Nas aulas seguintes, cada grupo se preparou para apresentar sua cidade fictícia em um seminário para as outras turmas do Ensino Fundamental 1 da escola. As crianças fizeram maquetes e cartazes com textos explicativos, além de dividir e ensaiar suas falas. "Para criar apresentações como essa, o aluno precisa organizar o conhecimento que adquiriu e torná-lo compreensível para o outro. O professor, por sua vez, consegue verificar se a criança se apropriou ou não desse conhecimento e promove sua socialização na escola", destaca Sonia Maria Vanzella Castellar, professora de Metodologia do Ensino de Geografia da Faculdade de Educação da USP.
Ao final do seminário, os colegas convidados votaram em qual cidade gostariam de morar e discutiram as características que tornavam um município mais ou menos agradável. Os projetos mais votados foram os que exibiam mais áreas verdes, boa oferta de opções de lazer e atrações culturais, além de mostrar uma preocupação especial com o meio ambiente. A cidade vencedora tinha, inclusive, uma grande praça central, bem arborizada, onde havia um cinema.
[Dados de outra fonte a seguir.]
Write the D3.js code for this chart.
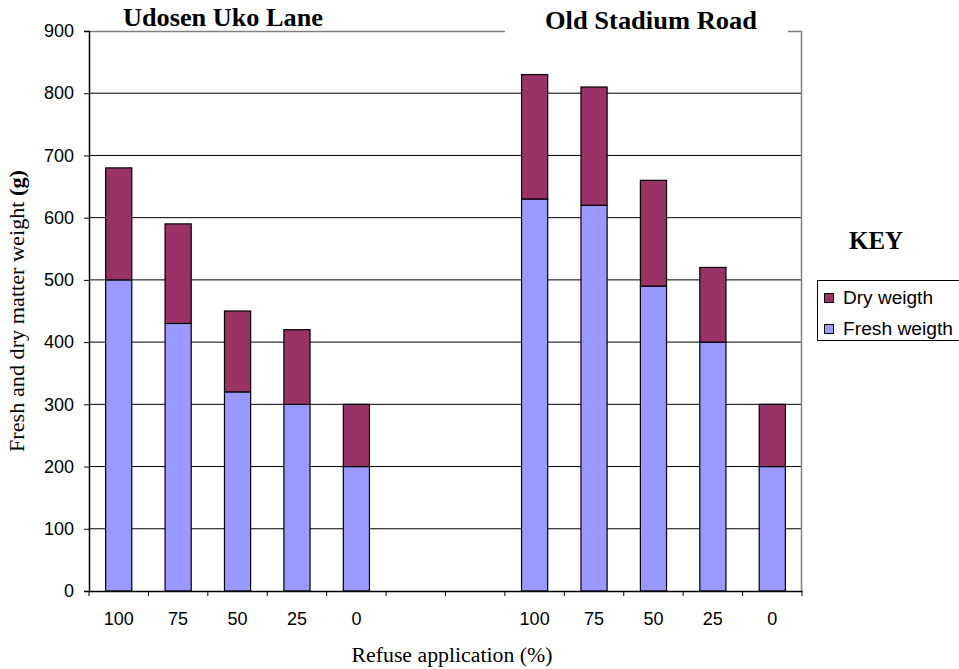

Depois de pensar sobre boas formas de organizar um espaço, os alunos se sentiram motivados a transformar Nova Odessa. A professora sugeriu que eles escrevessem uma carta aos vereadores, elencando o que havia de bom e o que poderia ser melhorado na cidade. Suas principais reivindicações foram o aumento de áreas verdes e a ampliação de opções de cultura e lazer. Até o fechamento desta edição, a carta não havia sido respondida. "Neste caso, pedir para um vereador ir à escola conversar com os alunos é interessante", sugere Sônia. Assim, eles se colocam como cidadãos, com direito de opinar e cobrar melhorias.